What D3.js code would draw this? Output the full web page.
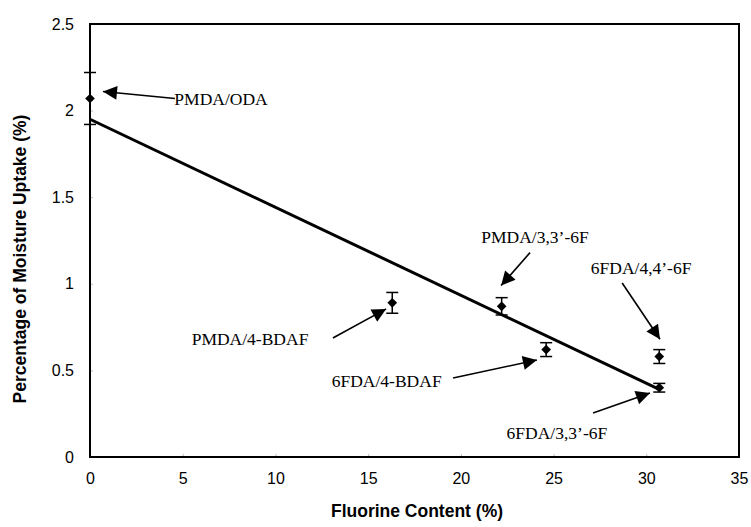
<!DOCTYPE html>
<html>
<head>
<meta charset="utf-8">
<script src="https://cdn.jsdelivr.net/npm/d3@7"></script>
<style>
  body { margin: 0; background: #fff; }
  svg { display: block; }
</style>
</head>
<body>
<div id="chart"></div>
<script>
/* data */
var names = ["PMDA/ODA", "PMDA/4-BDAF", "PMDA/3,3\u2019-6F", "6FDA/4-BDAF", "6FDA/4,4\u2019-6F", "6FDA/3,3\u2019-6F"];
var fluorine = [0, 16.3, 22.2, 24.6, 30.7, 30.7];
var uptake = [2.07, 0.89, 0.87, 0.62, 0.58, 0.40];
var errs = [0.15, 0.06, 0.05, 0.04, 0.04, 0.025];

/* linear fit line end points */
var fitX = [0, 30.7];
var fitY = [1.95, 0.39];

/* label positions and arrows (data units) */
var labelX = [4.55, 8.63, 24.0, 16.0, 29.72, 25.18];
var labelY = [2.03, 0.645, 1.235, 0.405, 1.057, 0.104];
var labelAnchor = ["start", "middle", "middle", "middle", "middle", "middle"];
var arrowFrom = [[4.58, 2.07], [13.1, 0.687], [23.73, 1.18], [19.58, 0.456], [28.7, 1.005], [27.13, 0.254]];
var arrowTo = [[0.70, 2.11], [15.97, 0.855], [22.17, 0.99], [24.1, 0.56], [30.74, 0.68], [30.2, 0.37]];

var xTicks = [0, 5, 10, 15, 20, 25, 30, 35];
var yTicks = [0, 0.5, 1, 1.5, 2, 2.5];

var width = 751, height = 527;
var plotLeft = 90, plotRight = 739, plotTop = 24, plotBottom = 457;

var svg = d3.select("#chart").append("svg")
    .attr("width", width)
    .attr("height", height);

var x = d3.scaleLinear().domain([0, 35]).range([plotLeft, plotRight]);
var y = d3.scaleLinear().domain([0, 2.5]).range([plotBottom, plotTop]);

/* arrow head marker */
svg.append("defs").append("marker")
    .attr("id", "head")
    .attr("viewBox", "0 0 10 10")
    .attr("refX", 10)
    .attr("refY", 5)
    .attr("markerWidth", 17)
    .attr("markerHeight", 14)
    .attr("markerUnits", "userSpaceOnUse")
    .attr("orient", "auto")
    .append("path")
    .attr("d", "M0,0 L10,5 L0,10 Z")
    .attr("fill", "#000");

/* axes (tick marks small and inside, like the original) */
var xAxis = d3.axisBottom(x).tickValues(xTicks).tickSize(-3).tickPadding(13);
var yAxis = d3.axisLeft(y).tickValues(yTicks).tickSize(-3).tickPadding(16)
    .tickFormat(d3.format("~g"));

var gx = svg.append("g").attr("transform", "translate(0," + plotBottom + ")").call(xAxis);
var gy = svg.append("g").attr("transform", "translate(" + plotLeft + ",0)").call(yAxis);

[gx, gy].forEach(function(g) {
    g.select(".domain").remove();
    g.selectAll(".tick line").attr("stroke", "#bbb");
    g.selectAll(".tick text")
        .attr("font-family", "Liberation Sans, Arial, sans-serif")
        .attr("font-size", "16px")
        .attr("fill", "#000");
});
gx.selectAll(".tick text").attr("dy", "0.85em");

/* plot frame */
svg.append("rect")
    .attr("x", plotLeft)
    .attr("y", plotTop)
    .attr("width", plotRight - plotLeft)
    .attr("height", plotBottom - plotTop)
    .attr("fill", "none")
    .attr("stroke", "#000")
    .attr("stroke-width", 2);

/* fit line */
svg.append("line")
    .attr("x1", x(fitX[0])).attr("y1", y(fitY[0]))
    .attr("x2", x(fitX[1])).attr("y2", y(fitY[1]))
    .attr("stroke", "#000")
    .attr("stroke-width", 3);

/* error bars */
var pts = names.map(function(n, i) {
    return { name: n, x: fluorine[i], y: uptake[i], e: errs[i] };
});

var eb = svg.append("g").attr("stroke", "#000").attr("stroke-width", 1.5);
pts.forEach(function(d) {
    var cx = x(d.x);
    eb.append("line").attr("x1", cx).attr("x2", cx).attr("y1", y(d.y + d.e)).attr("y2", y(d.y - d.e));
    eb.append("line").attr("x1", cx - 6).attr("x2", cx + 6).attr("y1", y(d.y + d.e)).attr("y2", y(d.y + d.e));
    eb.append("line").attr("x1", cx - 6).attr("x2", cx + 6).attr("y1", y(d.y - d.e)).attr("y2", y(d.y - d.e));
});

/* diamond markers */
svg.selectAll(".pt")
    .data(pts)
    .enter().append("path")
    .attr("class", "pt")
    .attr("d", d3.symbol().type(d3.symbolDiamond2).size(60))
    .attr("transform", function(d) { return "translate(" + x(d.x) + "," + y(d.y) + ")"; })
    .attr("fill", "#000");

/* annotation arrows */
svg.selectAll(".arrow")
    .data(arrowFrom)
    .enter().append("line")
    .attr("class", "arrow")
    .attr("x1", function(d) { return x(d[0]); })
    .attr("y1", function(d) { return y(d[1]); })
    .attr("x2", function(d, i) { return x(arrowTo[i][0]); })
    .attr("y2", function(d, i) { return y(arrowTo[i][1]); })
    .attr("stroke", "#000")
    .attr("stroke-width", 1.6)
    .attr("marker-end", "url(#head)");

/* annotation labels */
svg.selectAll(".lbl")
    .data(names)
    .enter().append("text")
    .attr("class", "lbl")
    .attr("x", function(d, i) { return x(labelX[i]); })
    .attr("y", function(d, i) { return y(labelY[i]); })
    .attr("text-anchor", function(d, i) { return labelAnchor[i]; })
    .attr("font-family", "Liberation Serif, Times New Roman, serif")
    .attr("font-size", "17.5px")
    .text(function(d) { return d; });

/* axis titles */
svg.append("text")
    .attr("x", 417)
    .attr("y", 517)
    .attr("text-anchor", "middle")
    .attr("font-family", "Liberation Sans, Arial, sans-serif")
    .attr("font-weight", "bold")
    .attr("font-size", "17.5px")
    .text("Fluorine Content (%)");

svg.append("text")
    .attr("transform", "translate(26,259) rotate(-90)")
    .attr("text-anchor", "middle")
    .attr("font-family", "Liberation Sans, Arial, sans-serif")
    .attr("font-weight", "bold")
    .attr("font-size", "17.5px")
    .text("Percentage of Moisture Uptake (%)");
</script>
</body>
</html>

- - - - -

*Set problem*: Make an exact copy of the data, leaving its pictures out.

*Solution*:
What D3.js code would draw this? Output the full web page.
<!DOCTYPE html>
<html>
<head>
<meta charset="utf-8">
<script src="https://cdn.jsdelivr.net/npm/d3@7"></script>
<style>
  body { margin: 0; background: #fff; }
  svg { display: block; }
</style>
</head>
<body>
<div id="chart"></div>
<script>
/* data */
var names = ["PMDA/ODA", "PMDA/4-BDAF", "PMDA/3,3\u2019-6F", "6FDA/4-BDAF", "6FDA/4,4\u2019-6F", "6FDA/3,3\u2019-6F"];
var fluorine = [0, 16.3, 22.2, 24.6, 30.7, 30.7];
var uptake = [2.07, 0.89, 0.87, 0.62, 0.58, 0.40];
var errs = [0.15, 0.06, 0.05, 0.04, 0.04, 0.025];

/* linear fit line end points */
var fitX = [0, 30.7];
var fitY = [1.95, 0.39];

/* label positions and arrows (data units) */
var labelX = [4.55, 8.63, 24.0, 16.0, 29.72, 25.18];
var labelY = [2.03, 0.645, 1.235, 0.405, 1.057, 0.104];
var labelAnchor = ["start", "middle", "middle", "middle", "middle", "middle"];
var arrowFrom = [[4.58, 2.07], [13.1, 0.687], [23.73, 1.18], [19.58, 0.456], [28.7, 1.005], [27.13, 0.254]];
var arrowTo = [[0.70, 2.11], [15.97, 0.855], [22.17, 0.99], [24.1, 0.56], [30.74, 0.68], [30.2, 0.37]];

var xTicks = [0, 5, 10, 15, 20, 25, 30, 35];
var yTicks = [0, 0.5, 1, 1.5, 2, 2.5];

var width = 751, height = 527;
var plotLeft = 90, plotRight = 739, plotTop = 24, plotBottom = 457;

var svg = d3.select("#chart").append("svg")
    .attr("width", width)
    .attr("height", height);

var x = d3.scaleLinear().domain([0, 35]).range([plotLeft, plotRight]);
var y = d3.scaleLinear().domain([0, 2.5]).range([plotBottom, plotTop]);

/* arrow head marker */
svg.append("defs").append("marker")
    .attr("id", "head")
    .attr("viewBox", "0 0 10 10")
    .attr("refX", 10)
    .attr("refY", 5)
    .attr("markerWidth", 17)
    .attr("markerHeight", 14)
    .attr("markerUnits", "userSpaceOnUse")
    .attr("orient", "auto")
    .append("path")
    .attr("d", "M0,0 L10,5 L0,10 Z")
    .attr("fill", "#000");

/* axes (tick marks small and inside, like the original) */
var xAxis = d3.axisBottom(x).tickValues(xTicks).tickSize(-3).tickPadding(13);
var yAxis = d3.axisLeft(y).tickValues(yTicks).tickSize(-3).tickPadding(16)
    .tickFormat(d3.format("~g"));

var gx = svg.append("g").attr("transform", "translate(0," + plotBottom + ")").call(xAxis);
var gy = svg.append("g").attr("transform", "translate(" + plotLeft + ",0)").call(yAxis);

[gx, gy].forEach(function(g) {
    g.select(".domain").remove();
    g.selectAll(".tick line").attr("stroke", "#bbb");
    g.selectAll(".tick text")
        .attr("font-family", "Liberation Sans, Arial, sans-serif")
        .attr("font-size", "16px")
        .attr("fill", "#000");
});
gx.selectAll(".tick text").attr("dy", "0.85em");

/* plot frame */
svg.append("rect")
    .attr("x", plotLeft)
    .attr("y", plotTop)
    .attr("width", plotRight - plotLeft)
    .attr("height", plotBottom - plotTop)
    .attr("fill", "none")
    .attr("stroke", "#000")
    .attr("stroke-width", 2);

/* fit line */
svg.append("line")
    .attr("x1", x(fitX[0])).attr("y1", y(fitY[0]))
    .attr("x2", x(fitX[1])).attr("y2", y(fitY[1]))
    .attr("stroke", "#000")
    .attr("stroke-width", 3);

/* error bars */
var pts = names.map(function(n, i) {
    return { name: n, x: fluorine[i], y: uptake[i], e: errs[i] };
});

var eb = svg.append("g").attr("stroke", "#000").attr("stroke-width", 1.5);
pts.forEach(function(d) {
    var cx = x(d.x);
    eb.append("line").attr("x1", cx).attr("x2", cx).attr("y1", y(d.y + d.e)).attr("y2", y(d.y - d.e));
    eb.append("line").attr("x1", cx - 6).attr("x2", cx + 6).attr("y1", y(d.y + d.e)).attr("y2", y(d.y + d.e));
    eb.append("line").attr("x1", cx - 6).attr("x2", cx + 6).attr("y1", y(d.y - d.e)).attr("y2", y(d.y - d.e));
});

/* diamond markers */
svg.selectAll(".pt")
    .data(pts)
    .enter().append("path")
    .attr("class", "pt")
    .attr("d", d3.symbol().type(d3.symbolDiamond2).size(60))
    .attr("transform", function(d) { return "translate(" + x(d.x) + "," + y(d.y) + ")"; })
    .attr("fill", "#000");

/* annotation arrows */
svg.selectAll(".arrow")
    .data(arrowFrom)
    .enter().append("line")
    .attr("class", "arrow")
    .attr("x1", function(d) { return x(d[0]); })
    .attr("y1", function(d) { return y(d[1]); })
    .attr("x2", function(d, i) { return x(arrowTo[i][0]); })
    .attr("y2", function(d, i) { return y(arrowTo[i][1]); })
    .attr("stroke", "#000")
    .attr("stroke-width", 1.6)
    .attr("marker-end", "url(#head)");

/* annotation labels */
svg.selectAll(".lbl")
    .data(names)
    .enter().append("text")
    .attr("class", "lbl")
    .attr("x", function(d, i) { return x(labelX[i]); })
    .attr("y", function(d, i) { return y(labelY[i]); })
    .attr("text-anchor", function(d, i) { return labelAnchor[i]; })
    .attr("font-family", "Liberation Serif, Times New Roman, serif")
    .attr("font-size", "17.5px")
    .text(function(d) { return d; });

/* axis titles */
svg.append("text")
    .attr("x", 417)
    .attr("y", 517)
    .attr("text-anchor", "middle")
    .attr("font-family", "Liberation Sans, Arial, sans-serif")
    .attr("font-weight", "bold")
    .attr("font-size", "17.5px")
    .text("Fluorine Content (%)");

svg.append("text")
    .attr("transform", "translate(26,259) rotate(-90)")
    .attr("text-anchor", "middle")
    .attr("font-family", "Liberation Sans, Arial, sans-serif")
    .attr("font-weight", "bold")
    .attr("font-size", "17.5px")
    .text("Percentage of Moisture Uptake (%)");
</script>
</body>
</html>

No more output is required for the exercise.